Yamaha HS5 Powered Studio Monitors (2013)
I got these as they are the closest you can get to the classic Yamaha NS-10. The point being they sound a bit crap but like the NS-10s they have a nack for showing up issues with your mix. So they are the perfect mix comparison speakers.
Plogue Chipsounds (2009)
Aside from actually using a Commodore 64, this amazing VST emulates the SID chip perfectly. I have already used this on many projects including Aqua Kitty and Crazy Comets. Super easy to program and an awesome filter. Essential.
The SSL E-Channel delivers the incomparable sound of the Solid State Logic 4000-series console’s all-discrete design and its Class A, VCA chip. It features a High Pass Filter, Low Pass Filter, and a four-band parametric equalizer.

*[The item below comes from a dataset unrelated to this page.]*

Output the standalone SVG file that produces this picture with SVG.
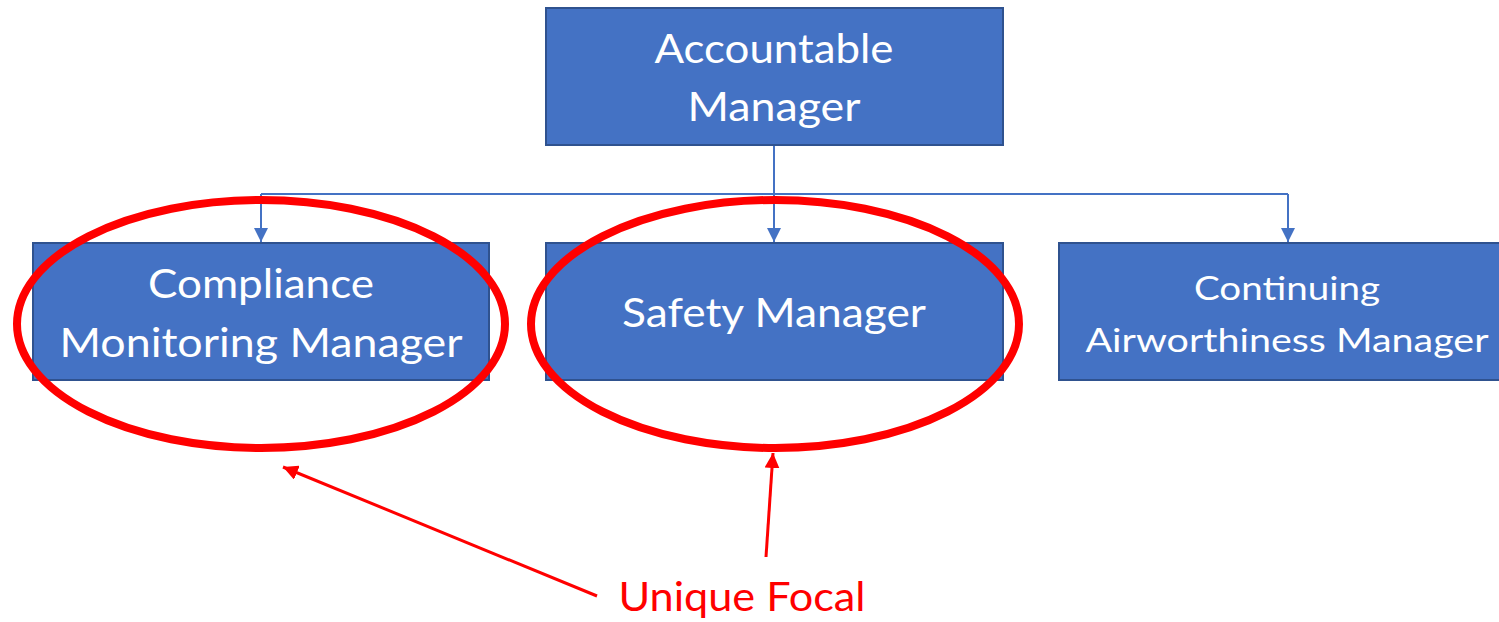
<svg xmlns="http://www.w3.org/2000/svg" width="1499" height="622" viewBox="0 0 1499 622">
  <defs>
    <style>
      .box { fill: #4472C4; stroke: #2F528F; stroke-width: 2; }
      .lbl { fill: #FFFFFF; font-family: Lato, "Open Sans", "Liberation Sans", sans-serif; font-size: 41px; text-anchor: middle; }
      .lbl-sm { font-size: 33px; }
      .conn { fill: none; stroke: #4472C4; stroke-width: 2; }
      .focus { fill: none; stroke: #FF0000; stroke-width: 8; }
      .pointer { fill: none; stroke: #FF0000; stroke-width: 3; }
      .note { fill: #FF0000; font-family: Lato, "Open Sans", "Liberation Sans", sans-serif; font-size: 41px; text-anchor: middle; }
    </style>
    <marker id="arrowBlue" viewBox="0 0 14 14" refX="14" refY="7" markerWidth="14" markerHeight="14" markerUnits="userSpaceOnUse" orient="auto">
      <path d="M0,0 L14,7 L0,14 z" fill="#4472C4"/>
    </marker>
    <marker id="arrowRed" viewBox="0 0 14 14" refX="14" refY="7" markerWidth="15" markerHeight="15" markerUnits="userSpaceOnUse" orient="auto">
      <path d="M0,0 L14,7 L0,14 z" fill="#FF0000"/>
    </marker>
  </defs>

  <rect width="1499" height="622" fill="#FFFFFF"/>

  <g id="connectors">
    <path class="conn" d="M774,145 L774,242" marker-end="url(#arrowBlue)"/>
    <path class="conn" d="M261,194 L1288,194"/>
    <path class="conn" d="M261,194 L261,242" marker-end="url(#arrowBlue)"/>
    <path class="conn" d="M1288,194 L1288,242" marker-end="url(#arrowBlue)"/>
  </g>

  <g id="accountable-manager">
    <rect class="box" x="546" y="8" width="457" height="137"/>
    <text class="lbl" x="774" y="63" textLength="239" lengthAdjust="spacingAndGlyphs">Accountable</text>
    <text class="lbl" x="774" y="121" textLength="173" lengthAdjust="spacingAndGlyphs">Manager</text>
  </g>

  <g id="compliance-monitoring-manager">
    <rect class="box" x="33" y="243" width="456" height="137"/>
    <text class="lbl" x="261" y="298" textLength="226" lengthAdjust="spacingAndGlyphs">Compliance</text>
    <text class="lbl" x="261" y="357" textLength="403" lengthAdjust="spacingAndGlyphs">Monitoring Manager</text>
  </g>

  <g id="safety-manager">
    <rect class="box" x="546" y="243" width="457" height="137"/>
    <text class="lbl" x="774" y="327" textLength="304" lengthAdjust="spacingAndGlyphs">Safety Manager</text>
  </g>

  <g id="continuing-airworthiness-manager">
    <rect class="box" x="1059" y="243" width="457" height="137"/>
    <text class="lbl lbl-sm" x="1287" y="300" textLength="186" lengthAdjust="spacingAndGlyphs">Continuing</text>
    <text class="lbl lbl-sm" x="1287" y="352" textLength="403" lengthAdjust="spacingAndGlyphs">Airworthiness Manager</text>
  </g>

  <g id="focus-compliance">
    <ellipse class="focus" cx="261" cy="324" rx="244" ry="124"/>
  </g>

  <g id="focus-safety">
    <ellipse class="focus" cx="775" cy="324" rx="244" ry="124"/>
  </g>

  <g id="pointers">
    <path class="pointer" d="M597,596 L283,467" marker-end="url(#arrowRed)"/>
    <path class="pointer" d="M766,557 L773,453" marker-end="url(#arrowRed)"/>
  </g>

  <g id="unique-focal">
    <text class="note" x="742" y="611" textLength="247" lengthAdjust="spacingAndGlyphs">Unique Focal</text>
  </g>
</svg>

The dynamics section features a soft-knee compressor/limiter and an expander/gate modeled on the SSL LS611E.
I put this on every channel. Sometimes just for the saturation and sometimes for the compressors, but everything goes through these at some point. Essential for making your mixes sound real and alive.
Abbey Road J37 Tape
This is a superb plugin from Waves that emulates one of the vintage tape machines found in Abbey Road studios. Like the SSL I run every channel through this to give the digital signals analog warmth. I also use the WOW effect to add a slight pitch variation here and there, again creating the feel of analog. The tape delay section is also superb.
Series 6000 “The General” Sound Effects Library
Provides more than 7,500 royalty free sound effects (more than 50 hours of recorded sound) on either 40 Audio CDs or as a Download. It offers a broad spectrum of sound effects - including Animals & Birds, Construction, Crowds, Fire, Household, Industry, Military, Office, Sports, Transportation, Weather, and more. This library constantly serves as the building block for most of the game sounds I create. The sound quality and selection of samples is of the highest quality.